Provincial economic development and environmental affairs spokesperson Ncedo Lisani declined to speak and referred questions to national water and sanitation department, whose spokesperson, Sputnik Ratau, said: “We only work with water on land and not on sea and I don’t even know what you’re talking about.

“The Department of Agriculture, Forestry and Fisheries would be more suited to respond to your questions.”

Shell’s SA consultant, Eloise Costandius of Johannesburg-based SLR, said questions were sent to the oil giant, but that it would not be able to respond within the “time frame”.

East London Museum principal scientist Kevin Cole said he was deeply concerned about the effect of the survey on marine wildlife and ecosystems, saying there had been a number of whale strandings and die-offs in recent years which he suspected were due to noise and damage done by shipping.

Though it was difficult to prove that sonic explosions destroyed the delicate auditory systems which governed mammals’ communication, mating, feeding and pod behaviour, he said no research was being done on the effect of seismic blasting off the East Coast.

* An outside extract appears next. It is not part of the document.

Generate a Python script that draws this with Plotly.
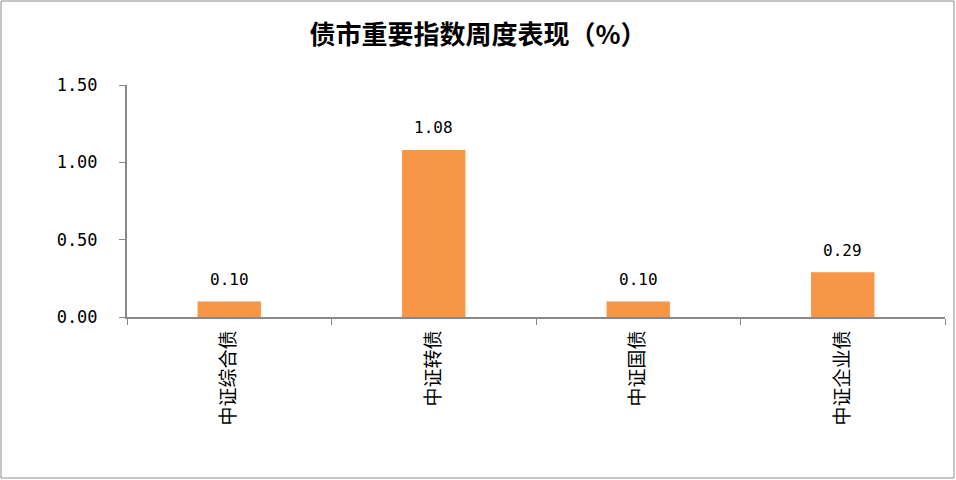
import plotly.graph_objects as go

categories = ["中证综合债", "中证转债", "中证国债", "中证企业债"]
values = [0.10, 1.08, 0.10, 0.29]
labels = ["0.10", "1.08", "0.10", "0.29"]
y_ticks = [0, 0.5, 1.0, 1.5]
y_tick_text = ["0.00", "0.50", "1.00", "1.50"]

cjk_font = "Noto Sans CJK SC"
num_font = "DejaVu Sans Mono, Noto Sans Mono CJK SC, monospace"

fig = go.Figure()
fig.add_trace(go.Bar(
    x=categories,
    y=values,
    marker=dict(color="#F79646", line=dict(width=0)),
    width=0.31,
    hoverinfo="x+y",
))

for cat, val, lab in zip(categories, values, labels):
    fig.add_annotation(
        x=cat, y=val, text=lab, showarrow=False,
        yshift=22, yanchor="middle",
        font=dict(size=16, color="#000000", family=num_font),
    )

W, H = 956, 480
L, R, T, B = 127, 11, 85, 163
pw, ph = W - L - R, H - T - B

fig.update_layout(
    width=W,
    height=H,
    margin=dict(l=L, r=R, t=T, b=B, pad=0),
    paper_bgcolor="white",
    plot_bgcolor="white",
    showlegend=False,
    title=dict(
        text="<b>债市重要指数周度表现（%）</b>",
        x=0.5,
        xanchor="center",
        y=1 - 35 / H,
        yanchor="middle",
        font=dict(size=26, color="#000000", family=cjk_font),
    ),
    font=dict(family=cjk_font, color="#000000"),
    shapes=[dict(
        type="rect", xref="paper", yref="paper",
        x0=-(L - 1) / pw, x1=1 + (R - 2) / pw,
        y0=-(B - 2) / ph, y1=1 + (T - 1) / ph,
        line=dict(color="#8c8c8c", width=1),
    )],
)

fig.update_xaxes(
    showline=True,
    linecolor="#888888",
    linewidth=2,
    ticks="outside",
    tickson="boundaries",
    ticklen=6,
    tickcolor="#888888",
    tickangle=-90,
    ticklabelstandoff=4,
    tickfont=dict(size=19, family=cjk_font, color="#000000"),
    showgrid=False,
)

fig.update_yaxes(
    range=[0, 1.5],
    tickvals=y_ticks,
    ticktext=y_tick_text,
    showline=True,
    linecolor="#888888",
    linewidth=2,
    ticks="outside",
    ticklen=6,
    tickcolor="#888888",
    ticklabelstandoff=18,
    tickfont=dict(size=17, family=num_font, color="#000000"),
    showgrid=False,
    zeroline=False,
)

fig.write_html(
    "out.html",
    config={"displayModeBar": False},
    post_script="document.body.style.margin='0';document.body.style.overflow='hidden';",
)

Durban filmmaker and Oceans not Oil founder Janet Solomon said the 28-member organisation had been launched after seismic blasting took place off the KwaZulu-Natal coast in 2016.

Strandings of marine life, especially whales, had suddenly risen during and after the survey, she said.

Solomon said her organisation was surprised that Shell was going ahead so quickly with the survey, saying the most recent communication it received from the company and it agents was about an environmental plan.

She said the air guns fired blasts of up to 220 decibels — similar to the deafening roar of a space rocket blasting off the Earth — and sparked marine mayhem.

In Solomon’s multiple-award-winning film, Becoming Visible, activists and researchers said it was cynical of the SA government to make green statements at the Paris Accord on reducing emissions, while back home the oil and gas industry was being given a free hand.

Activists in the film said it was untenable for the minerals and energy department to be referee and player in controlling environmental impacts and authorisations for mining.

They said strandings and reduced catches in the Western Cape and Namibia had resulted from seismic exploration.

International activists questioned why Shell was promoting “nature-based solutions” publicly, but carrying on with damaging offshore oil and gas surveys on the sensitive Wild Coast.

Keimouth Skiboat Club chair John Rance, 73, a former environmental officer of the Border Deep Sea Angling Association, was furious, calling the survey invasive, destructive and “stupid” in an era moving towards renewable, fossil-free energy.

“All the whales and dolphins, will f*** off. It [seismic blasting] has a dreadful, dreadful impact on the ocean.”

Jonginenge Eco-Adventure teacher Dean Knox criticised the lack of any observable benefit for SA society, saying the Wild Coast and its marine protected areas would be devastated.